──────── Source excerpt ────────
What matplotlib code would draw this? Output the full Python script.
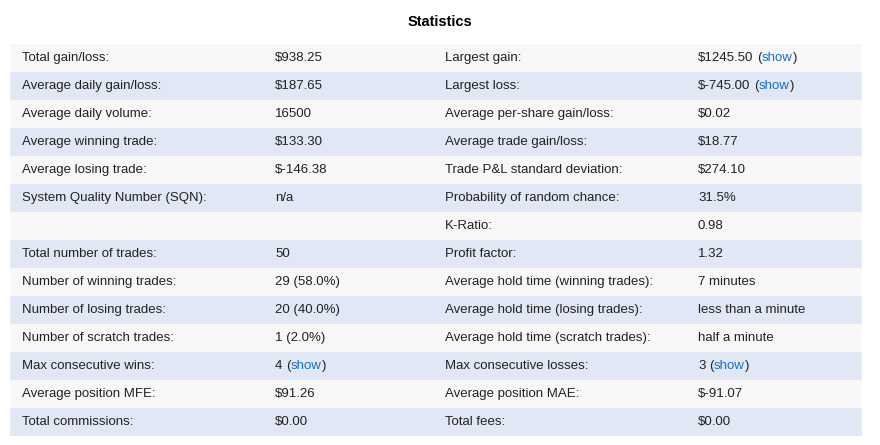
import matplotlib
matplotlib.use('Agg')
import matplotlib.pyplot as plt
from matplotlib.patches import Rectangle

plt.rcParams['font.family'] = ['Liberation Sans', 'DejaVu Sans']

# === data ===
left_labels = ["Total gain/loss:", "Average daily gain/loss:", "Average daily volume:",
               "Average winning trade:", "Average losing trade:", "System Quality Number (SQN):",
               "", "Total number of trades:", "Number of winning trades:",
               "Number of losing trades:", "Number of scratch trades:", "Max consecutive wins:",
               "Average position MFE:", "Total commissions:"]
left_values = ["$938.25", "$187.65", "16500", "$133.30", "$-146.38", "n/a", "", "50",
               "29 (58.0%)", "20 (40.0%)", "1 (2.0%)", "4", "$91.26", "$0.00"]
left_show = [False] * 11 + [True, False, False]

right_labels = ["Largest gain:", "Largest loss:", "Average per-share gain/loss:",
                "Average trade gain/loss:", "Trade P&L standard deviation:",
                "Probability of random chance:", "K-Ratio:", "Profit factor:",
                "Average hold time (winning trades):", "Average hold time (losing trades):",
                "Average hold time (scratch trades):", "Max consecutive losses:",
                "Average position MAE:", "Total fees:"]
right_values = ["$1245.50", "$-745.00", "$0.02", "$18.77", "$274.10", "31.5%", "0.98", "1.32",
                "7 minutes", "less than a minute", "half a minute", "3", "$-91.07", "$0.00"]
right_show = [True, True] + [False] * 9 + [True, False, False]

# === layout ===
W, H = 880, 445
top, row_h = 44, 28
x0, x1 = 10, 862
col_x = [22, 275, 445, 698]
fs = 9.5
link_color = '#1a6fc0'

fig = plt.figure(figsize=(W / 100, H / 100), dpi=100)
ax = fig.add_axes([0, 0, 1, 1])
ax.set_xlim(0, W)
ax.set_ylim(H, 0)
ax.axis('off')

ax.text(W / 2, 22, "Statistics", ha='center', va='center', fontsize=10.5, fontweight='bold')

fig.canvas.draw()
renderer = fig.canvas.get_renderer()


def value_with_show(x, y, val, show):
    t = ax.text(x, y, val, ha='left', va='center', fontsize=fs, color='#222222')
    if show:
        bb = t.get_window_extent(renderer=renderer)
        # pixel coords map 1:1 horizontally
        xe = bb.x1 + 4
        t1 = ax.text(xe, y, "(", ha='left', va='center', fontsize=fs, color='#222222')
        b1 = t1.get_window_extent(renderer=renderer)
        t2 = ax.text(b1.x1, y, "show", ha='left', va='center', fontsize=fs, color=link_color)
        b2 = t2.get_window_extent(renderer=renderer)
        ax.text(b2.x1, y, ")", ha='left', va='center', fontsize=fs, color='#222222')


for i in range(len(left_labels)):
    y = top + i * row_h
    color = '#f7f7f7' if i % 2 == 0 else '#e1e7f5'
    ax.add_patch(Rectangle((x0, y), x1 - x0, row_h, facecolor=color, edgecolor='none'))
    yc = y + row_h / 2
    ax.text(col_x[0], yc, left_labels[i], ha='left', va='center', fontsize=fs, color='#222222')
    value_with_show(col_x[1], yc, left_values[i], left_show[i])
    ax.text(col_x[2], yc, right_labels[i], ha='left', va='center', fontsize=fs, color='#222222')
    value_with_show(col_x[3], yc, right_values[i], right_show[i])

fig.savefig("out.png", dpi=100)
plt.close()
────────
What to produce: Leave out any pictures and return exactly the lines from the beginning of the data through the line with "left_show = [False]", inclusive.

Written answer:
What matplotlib code would draw this? Output the full Python script.
import matplotlib
matplotlib.use('Agg')
import matplotlib.pyplot as plt
from matplotlib.patches import Rectangle

plt.rcParams['font.family'] = ['Liberation Sans', 'DejaVu Sans']

# === data ===
left_labels = ["Total gain/loss:", "Average daily gain/loss:", "Average daily volume:",
               "Average winning trade:", "Average losing trade:", "System Quality Number (SQN):",
               "", "Total number of trades:", "Number of winning trades:",
               "Number of losing trades:", "Number of scratch trades:", "Max consecutive wins:",
               "Average position MFE:", "Total commissions:"]
left_values = ["$938.25", "$187.65", "16500", "$133.30", "$-146.38", "n/a", "", "50",
               "29 (58.0%)", "20 (40.0%)", "1 (2.0%)", "4", "$91.26", "$0.00"]
left_show = [False] * 11 + [True, False, False]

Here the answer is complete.